The struggle of women is indissolubly linked to their struggle as workers, and their emancipation cannot exist without either of them. We must understand that women in prostitution share our struggle and that we are all part of the same revolutionary subject. We must firmly fight against that vision of abolitionists as mere prohibitionists who persecute women in prostitution. Our struggle is against pimps and sex buyers, and hand in hand with prostituted women.
If we assume that prostitution has eminently social and economic causes, we recognize that it is undoubtedly connected to their unequal position and economic dependence.
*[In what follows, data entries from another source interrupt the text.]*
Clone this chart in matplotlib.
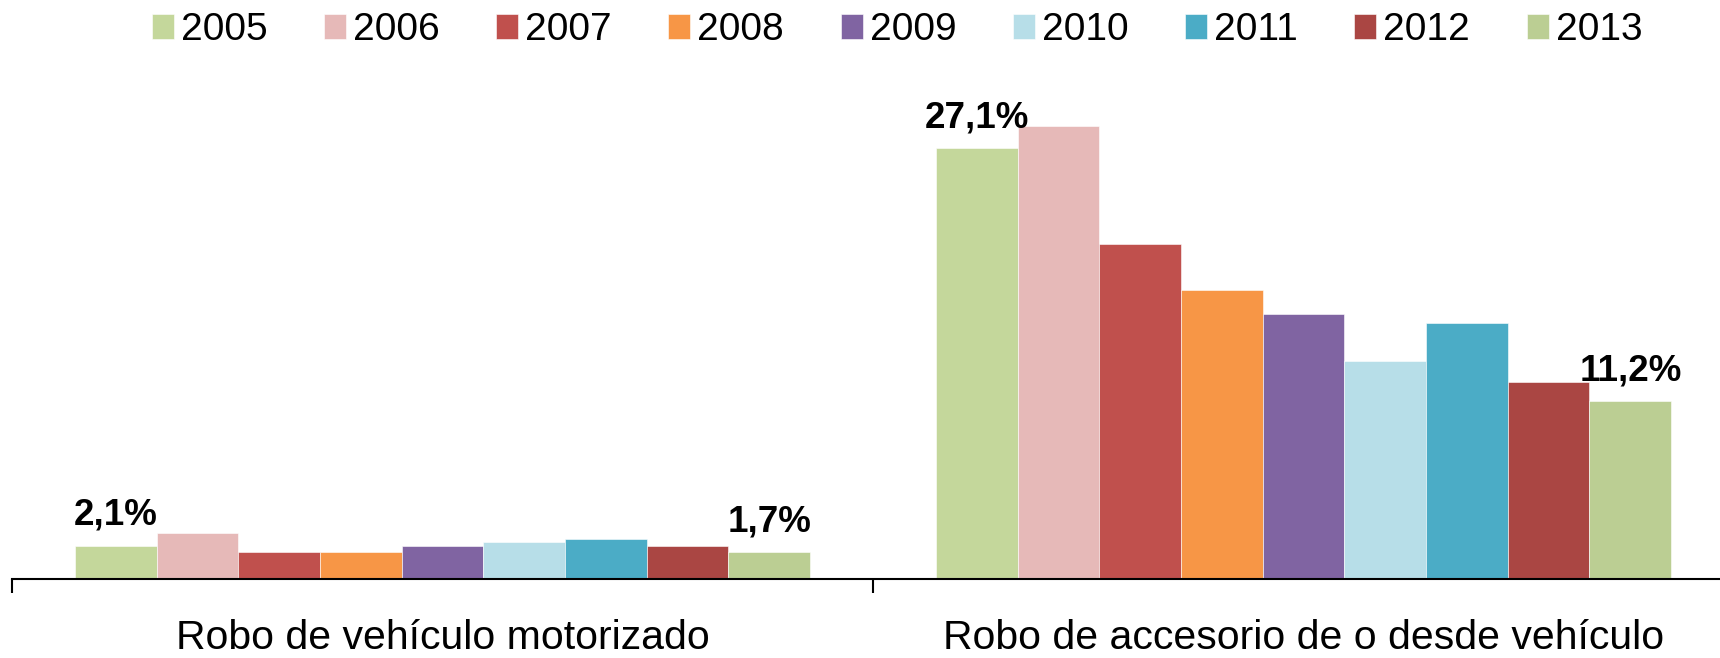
import matplotlib
matplotlib.use("Agg")
import matplotlib.pyplot as plt
from matplotlib import font_manager
import numpy as np

categories = ["Robo de vehículo motorizado", "Robo de accesorio de o desde vehículo"]
years = ["2005", "2006", "2007", "2008", "2009", "2010", "2011", "2012", "2013"]
values = {
    "2005": [2.1, 27.1],
    "2006": [2.9, 28.5],
    "2007": [1.7, 21.1],
    "2008": [1.7, 18.2],
    "2009": [2.1, 16.7],
    "2010": [2.3, 13.7],
    "2011": [2.5, 16.1],
    "2012": [2.1, 12.4],
    "2013": [1.7, 11.2],
}
colors = ["#C4D79B", "#E6B9B8", "#C0504D", "#F79646", "#8064A2",
          "#B7DEE8", "#4BACC6", "#AA4643", "#BBCE93"]
labels = {("2005", 0): "2,1%", ("2013", 0): "1,7%",
          ("2005", 1): "27,1%", ("2013", 1): "11,2%"}

names = {f.name for f in font_manager.fontManager.ttflist}
narrow = "Liberation Sans Narrow" if "Liberation Sans Narrow" in names else "Liberation Sans"
plt.rcParams["font.family"] = ["Liberation Sans", "DejaVu Sans"]

W, H = 1720, 658
fig = plt.figure(figsize=(W / 100, H / 100), dpi=100)
ax_left = 12 / W
ax_bottom = (H - 579) / H
ax_h = 499 / H
ax = fig.add_axes([ax_left, ax_bottom, 1722 / W, ax_h])

n = len(years)
bw = 0.0949
x = np.arange(len(categories))
for i, (yr, c) in enumerate(zip(years, colors)):
    pos = x + (i - (n - 1) / 2) * bw
    ax.bar(pos, values[yr], width=bw, color=c, edgecolor="white",
           linewidth=0.4, label=yr, zorder=2)
    for j in range(len(categories)):
        if (yr, j) in labels:
            ax.annotate(labels[(yr, j)], (pos[j], values[yr][j]),
                        xytext=(0, 15), textcoords="offset points",
                        ha="center", va="baseline", fontsize=26.5,
                        fontweight="bold", family=[narrow, "DejaVu Sans"])

ax.set_xlim(-0.5, 1.5)
ax.set_ylim(0, 31.4)
ax.set_yticks([])
for s in ["top", "left", "right"]:
    ax.spines[s].set_visible(False)
ax.spines["bottom"].set_linewidth(1.5)
ax.set_xticks(x)
ax.set_xticklabels(categories, fontsize=29.5)
ax.tick_params(axis="x", which="major", length=0, pad=29)
ax.set_xticks([-0.5, 0.5, 1.5], minor=True)
ax.tick_params(axis="x", which="minor", length=10, width=1.5, color="black")

fig.legend(loc="center", bbox_to_anchor=(897 / W, 1 - 30 / H), ncol=9,
           frameon=False, fontsize=28, handlelength=0.57, handleheight=0.6,
           handletextpad=0.18, columnspacing=1.45, borderaxespad=0)

fig.savefig("out.png", dpi=100)
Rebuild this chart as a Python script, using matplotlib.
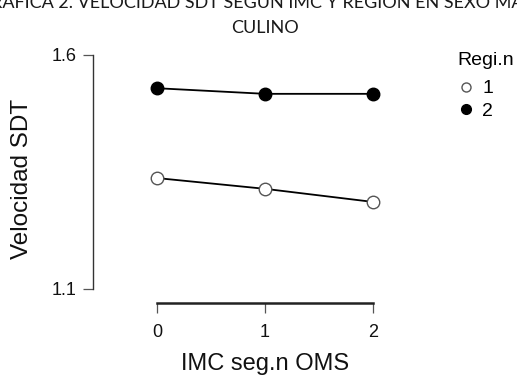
import matplotlib
matplotlib.use("Agg")
import matplotlib.pyplot as plt
from matplotlib.lines import Line2D

# data
imc = [0, 1, 2]
region_1 = [1.337, 1.314, 1.286]
region_2 = [1.529, 1.517, 1.517]
y_ticks = [1.1, 1.6]

W, H = 517, 376
fig = plt.figure(figsize=(W / 100, H / 100), dpi=100)
plt.rcParams['font.family'] = ['Liberation Sans', 'DejaVu Sans']


def px(x0, y0, x1, y1):
    # pixel box (top-left origin) -> figure fraction rect
    return [x0 / W, 1 - y1 / H, (x1 - x0) / W, (y1 - y0) / H]


ax = fig.add_axes(px(93, 55, 400, 303))
ax.set_xlim(-0.593, 2.25)
ax.set_ylim(1.07, 1.6)

ax.plot(imc, region_2, color='black', lw=1.3, marker='o', ms=9,
        mfc='black', mec='black', zorder=3)
ax.plot(imc, region_1, color='black', lw=1.3, marker='o', ms=9,
        mfc='white', mec='#555555', mew=1.0, zorder=3)

for s in ['top', 'right']:
    ax.spines[s].set_visible(False)
ax.spines['left'].set_bounds(1.1, 1.6)
ax.spines['bottom'].set_bounds(0, 2)
ax.spines['left'].set_color('#333333')
ax.spines['bottom'].set_color('#222222')
ax.spines['bottom'].set_linewidth(1.8)
ax.spines['left'].set_linewidth(1.0)

ax.set_xticks(imc)
ax.set_xticklabels([str(v) for v in imc])
ax.set_yticks(y_ticks)
ax.set_yticklabels([str(v) for v in y_ticks])
ax.tick_params(direction='out', length=7, width=0.9, colors='#555555',
               labelcolor='#111111', labelsize=13)
ax.tick_params(axis='x', pad=8)
ax.tick_params(axis='y', pad=5)

ax.set_xlabel('IMC seg.n OMS', fontsize=17, color='#111111')
ax.set_ylabel('Velocidad SDT', fontsize=17.5, color='#111111')
ax.xaxis.set_label_coords((265 - 93) / 307, (303 - 364) / 248)
ax.xaxis.label.set_va('center')
ax.yaxis.set_label_coords((22 - 93) / 307, 0.5)
ax.yaxis.label.set_va('center')

# legend without lines, like the R interaction plot
handles = [Line2D([], [], ls='none', marker='o', ms=6.5, mfc='white', mec='#555555'),
           Line2D([], [], ls='none', marker='o', ms=7, mfc='black', mec='black')]
leg = fig.legend(handles, ['1', '2'], title='Regi.n', loc='upper left',
                 bbox_to_anchor=(448 / W, 1 - 42 / H), frameon=False,
                 fontsize=14, title_fontsize=14, handletextpad=0.45,
                 labelspacing=0.25, borderpad=0, handlelength=0.8)
leg._legend_box.align = 'left'
leg._legend_box.sep = 8

# cut-off caption lines above the plot
fig.text(0.5, 1 - 8 / H, 'GRÁFICA 2. VELOCIDAD SDT SEGÚN IMC Y REGIÓN EN SEXO MAS-',
         ha='center', va='baseline', fontsize=13, family=['Lato', 'DejaVu Sans'],
         color='#1a1a1a')
fig.text(265 / W, 1 - 33 / H, 'CULINO', ha='center', va='baseline', fontsize=13,
         family=['Lato', 'DejaVu Sans'], color='#1a1a1a')

fig.savefig('out.png', dpi=100)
Only by overcoming class society can we lay the foundations that will allow us to put an end to prostitution once and for all, just as we must fight against all those ideas which have been inherited and destroy solidarity within the working class.
Only through our organization as a class shall we be able to fight against capitalism that profits and reproduces itself thanks to the dehumanization and mercantilisation of our bodies, against the system that condemns us to exploitation in all of its forms.
Our body, our life, our class, and our struggle!
“What is the fundamental attribute of the working class? Which is its strongest moral weapon in this struggle? Solidarity and comradeship are the basis of communism. As long as this aspect is not widely developed among the workers, the construction of a true communist society is inconceivable. The most politically conscious communists should accordingly encourage the development of solidarity in every way and fight against those who hinder its development – prostitution destroys the equality, solidarity, and comradeship of the two halves of the working class. A man who buys a woman’s favours does not see her as a comrade or as a person with equal rights. He sees the woman as being dependent on himself and as an unequal creature of inferior rank who is useless to the workers’ State. The disdain he has for the prostitute, whose favours he has bought, affects his attitude toward all women.” A. Kollontai, “Prostitution and Ways of Fighting It” (1921).